In 1987, when I decided to start shooting movies, Super 8 was on the way out. I'm not sure why, but since usable affordable camcorders weren't quite available yet the problem may have been with S8. Anyway, after some canny buying and reselling and careful shopping ... I ended up with a 66 minute epic ready to show, a couple of very good S8 cameras, an Ikelite housing for one of them, a good editing rig, and a very good projector for the cost of a good two piece (portable videocamera, portable video tape machine) camcorder in 1987. Those two piece rigs were all that was available when I decided that I had to shoot a movie.

Understand that making a movie is as much about editing as it is about shooting and you'll understand the terrible handicap that videographers labored under in those days.

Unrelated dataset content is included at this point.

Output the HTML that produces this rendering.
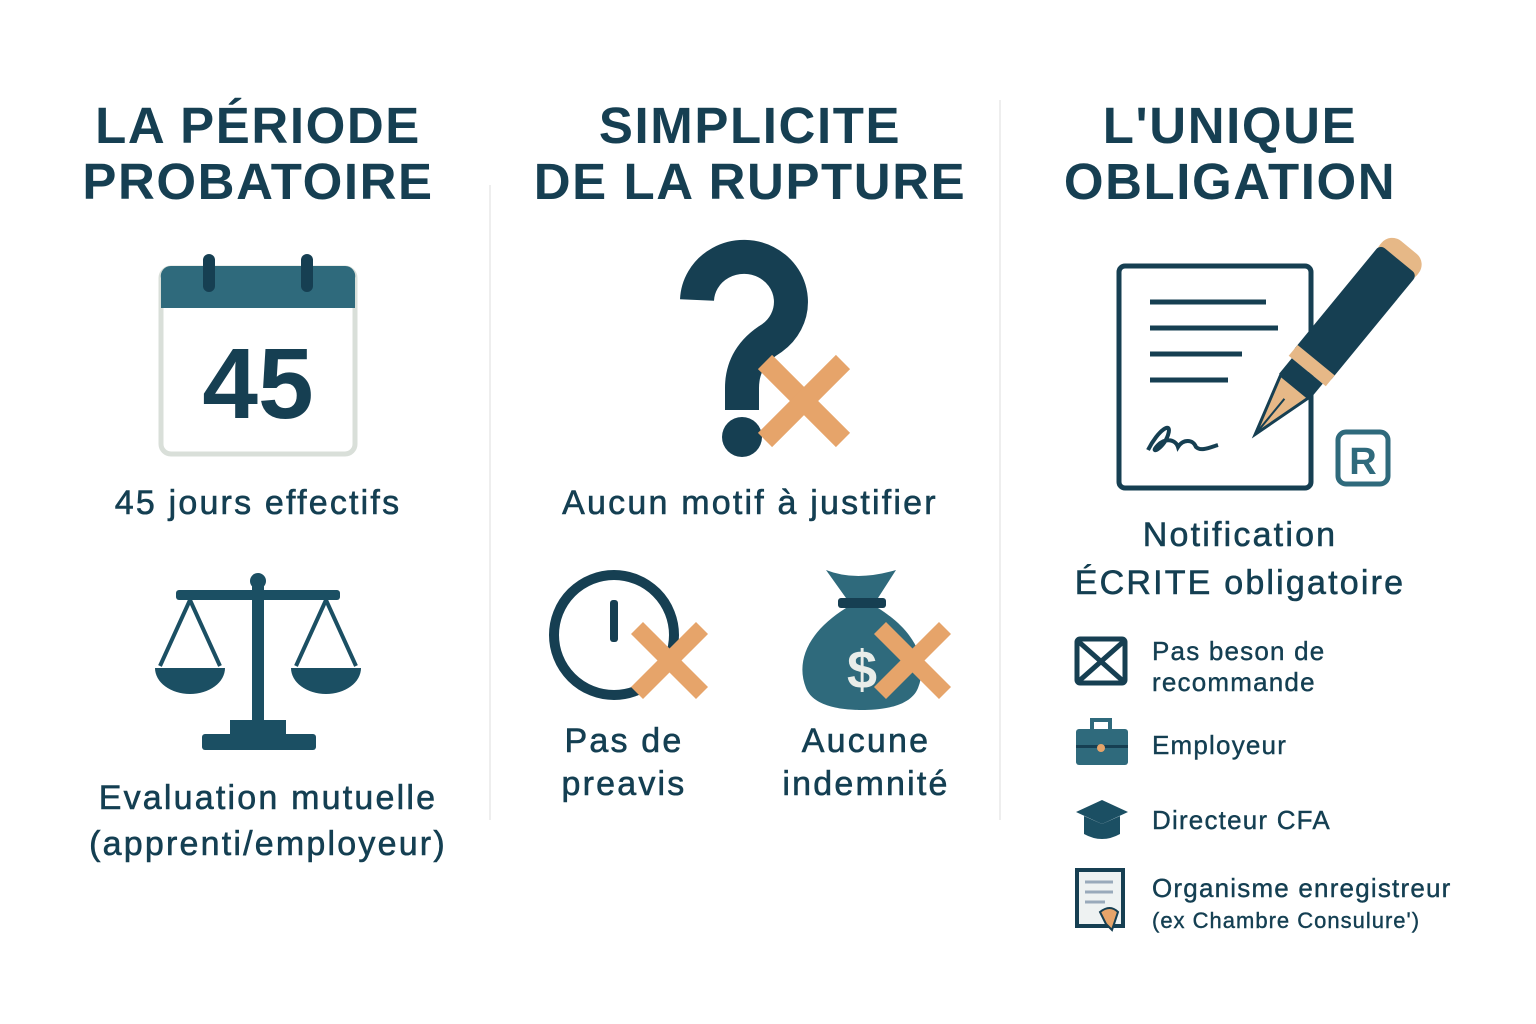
<!DOCTYPE html>
<html><head><meta charset="utf-8"><style>
body{margin:0;width:1536px;height:1024px;background:#fff;position:relative;overflow:hidden;font-family:"Liberation Sans",sans-serif;color:#143f52}
.t{position:absolute;text-align:center;white-space:nowrap}
.h{font-weight:bold;font-size:51px;line-height:56px;color:#163f52;letter-spacing:1.6px}
.b{font-size:34px;line-height:44px;-webkit-text-stroke:0.6px #143f52;letter-spacing:2.2px}
.s{font-size:26px;line-height:31px;-webkit-text-stroke:0.4px #143f52;position:absolute;white-space:nowrap;letter-spacing:1.2px}
svg{position:absolute;left:0;top:0}
</style></head><body>
<div class="t h" style="left:58px;width:400px;top:98px">LA PÉRIODE<br>PROBATOIRE</div>
<div class="t h" style="left:520px;width:460px;top:98px">SIMPLICITE<br>DE LA RUPTURE</div>
<div class="t h" style="left:1020px;width:420px;top:98px">L'UNIQUE<br>OBLIGATION</div>

<div class="t b" style="left:58px;width:400px;top:481px">45 jours effectifs</div>
<div class="t b" style="left:58px;width:420px;top:775px;line-height:46px">Evaluation mutuelle<br>(apprenti/employeur)</div>
<div class="t b" style="left:520px;width:460px;top:481px">Aucun motif à justifier</div>
<div class="t b" style="left:524px;width:200px;top:720px;line-height:43px">Pas de<br>preavis</div>
<div class="t b" style="left:766px;width:200px;top:720px;line-height:43px">Aucune<br>indemnité</div>
<div class="t b" style="left:1040px;width:400px;top:511px;line-height:48px">Notification<br>ÉCRITE obligatoire</div>
<div class="s" style="left:1152px;top:636px">Pas beson de<br>recommande</div>
<div class="s" style="left:1152px;top:730px">Employeur</div>
<div class="s" style="left:1152px;top:805px">Directeur CFA</div>
<div class="s" style="left:1152px;top:873px">Organisme enregistreur</div>
<div class="s" style="left:1152px;top:905px;font-size:22px;letter-spacing:1px">(ex Chambre Consulure')</div>

<svg width="1536" height="1024">
<line x1="490" y1="185" x2="490" y2="820" stroke="#eee" stroke-width="2"/>
<line x1="1000" y1="100" x2="1000" y2="820" stroke="#eee" stroke-width="2"/>
<!-- calendar -->
<rect x="161" y="268" width="194" height="186" rx="10" fill="#fff" stroke="#d9dfd9" stroke-width="5"/>
<path d="M161 278 a10 10 0 0 1 10 -12 h174 a10 10 0 0 1 10 12 v30 h-194z" fill="#2f6a7c"/>
<rect x="203" y="254" width="12" height="38" rx="6" fill="#163f52"/>
<rect x="301" y="254" width="12" height="38" rx="6" fill="#163f52"/>
<text x="258" y="418" text-anchor="middle" font-family="Liberation Sans" font-weight="bold" font-size="100" fill="#163f52">45</text>
<!-- scales -->
<g fill="#1b4f63">
<circle cx="258" cy="581" r="8"/>
<rect x="252" y="585" width="12" height="140"/>
<rect x="176" y="590" width="164" height="10" rx="3"/>
<rect x="230" y="720" width="56" height="14"/>
<rect x="202" y="734" width="114" height="16" rx="3"/>
<path d="M155 668 h70 a35 26 0 0 1 -70 0z"/>
<path d="M291 668 h70 a35 26 0 0 1 -70 0z"/>
</g>
<g stroke="#1b4f63" stroke-width="4" fill="none">
<path d="M190 600 L160 666 M190 600 L220 666 M326 600 L296 666 M326 600 L356 666"/>
</g>
<!-- question mark -->
<path d="M697 300 a47 45 0 1 1 75 38 q-30 18 -30 50 v22" fill="none" stroke="#163f52" stroke-width="34"/>
<circle cx="742" cy="437" r="20" fill="#163f52"/>
<g stroke="#e6a46a" stroke-width="20" stroke-linecap="butt">
<line x1="765" y1="362" x2="843" y2="440"/><line x1="843" y1="362" x2="765" y2="440"/>
</g>
<!-- clock -->
<circle cx="614" cy="635" r="60" fill="none" stroke="#163f52" stroke-width="10"/>
<rect x="610" y="600" width="8" height="42" rx="3" fill="#163f52"/>
<g stroke="#e6a46a" stroke-width="17">
<line x1="637" y1="628" x2="702" y2="693"/><line x1="702" y1="628" x2="637" y2="693"/>
</g>
<!-- bag -->
<path d="M826 570 q30 12 70 0 l-18 28 h-32z" fill="#2f6a7c"/>
<rect x="838" y="598" width="48" height="10" rx="3" fill="#163f52"/>
<path d="M846 608 h32 c40 25 50 55 40 80 c-8 20 -40 22 -56 22 c-16 0 -48 -2 -56 -22 c-10 -25 0 -55 40 -80z" fill="#2f6a7c"/>
<text x="862" y="688" text-anchor="middle" font-family="Liberation Sans" font-weight="bold" font-size="54" fill="#e9ede9">$</text>
<g stroke="#e6a46a" stroke-width="17">
<line x1="880" y1="628" x2="945" y2="693"/><line x1="945" y1="628" x2="880" y2="693"/>
</g>
<!-- document -->
<rect x="1119" y="266" width="192" height="222" rx="6" fill="#fff" stroke="#163f52" stroke-width="5"/>
<g stroke="#163f52" stroke-width="5">
<line x1="1150" y1="302" x2="1266" y2="302"/><line x1="1150" y1="328" x2="1278" y2="328"/>
<line x1="1150" y1="354" x2="1242" y2="354"/><line x1="1150" y1="380" x2="1228" y2="380"/>
</g>
<path d="M1148 450 c10 -20 25 -30 20 -15 c-5 15 -20 20 -10 10 c8 -8 18 -5 20 2 c5 -8 15 -8 18 0 c5 5 15 0 22 -2" fill="none" stroke="#163f52" stroke-width="4"/>
<!-- pen -->
<g transform="translate(1405 252) rotate(39.4)">
<rect x="-24" y="-6" width="48" height="30" rx="14" fill="#e6b887"/>
<rect x="-24" y="10" width="48" height="140" rx="6" fill="#163f52"/>
<rect x="-24" y="140" width="48" height="14" fill="#e6b887"/>
<rect x="-20" y="154" width="40" height="20" fill="#163f52"/>
<path d="M-18 174 h36 l-18 62z" fill="#e6b887" stroke="#163f52" stroke-width="3"/>
<line x1="0" y1="190" x2="0" y2="232" stroke="#163f52" stroke-width="2"/>
</g>
<rect x="1338" y="432" width="50" height="52" rx="8" fill="#fff" stroke="#2f6a7c" stroke-width="5"/>
<text x="1363" y="474" text-anchor="middle" font-family="Liberation Sans" font-weight="bold" font-size="38" fill="#2f6a7c">R</text>
<!-- small icons -->
<rect x="1077" y="639" width="48" height="44" rx="3" fill="#fff" stroke="#163f52" stroke-width="5"/>
<path d="M1079 642 L1123 681 M1123 642 L1079 681" stroke="#163f52" stroke-width="5"/>
<rect x="1076" y="729" width="52" height="36" rx="3" fill="#2f6a7c"/>
<rect x="1092" y="720" width="18" height="12" fill="none" stroke="#2f6a7c" stroke-width="4"/>
<rect x="1076" y="745" width="52" height="3" fill="#163f52"/>
<circle cx="1101" cy="748" r="4" fill="#e6a46a"/>
<path d="M1076 812 l26 -12 l26 12 l-26 12z" fill="#1b4f63"/>
<path d="M1084 816 v18 q18 10 36 0 v-18 l-18 8z" fill="#1b4f63"/>
<rect x="1077" y="870" width="46" height="56" fill="#eef2f2" stroke="#163f52" stroke-width="4"/>
<g stroke="#9ab" stroke-width="3"><line x1="1085" y1="882" x2="1113" y2="882"/><line x1="1085" y1="892" x2="1113" y2="892"/><line x1="1085" y1="902" x2="1105" y2="902"/></g>
<path d="M1100 912 q10 -8 18 0 l-6 18 l-6 -6z" fill="#e6a46a" stroke="#163f52" stroke-width="2"/>
</svg>
</body></html>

Editing gear was priced, as we say, outta sight.

I was able to do what I did at the price I did because the market for S8 gear was collapsing. Even though it was in near free fall, I managed to arbitrage between very low (camera shows) and low (people who bought from the small ads in the back of Shutterbug, as it then was). Lack of demand, in a short phrase. Otherwise there wouldn't have been all the short-dated film, used cameras selling at distressed prices, ...

In short, my excellent cinematographic adventure wasn't an argument in favor of shooting S8, it was more evidence that S8 was dead. Your example may be an argument in favor of shooting film instead of digital, but I see it more as evidence that practically no one is taking up film.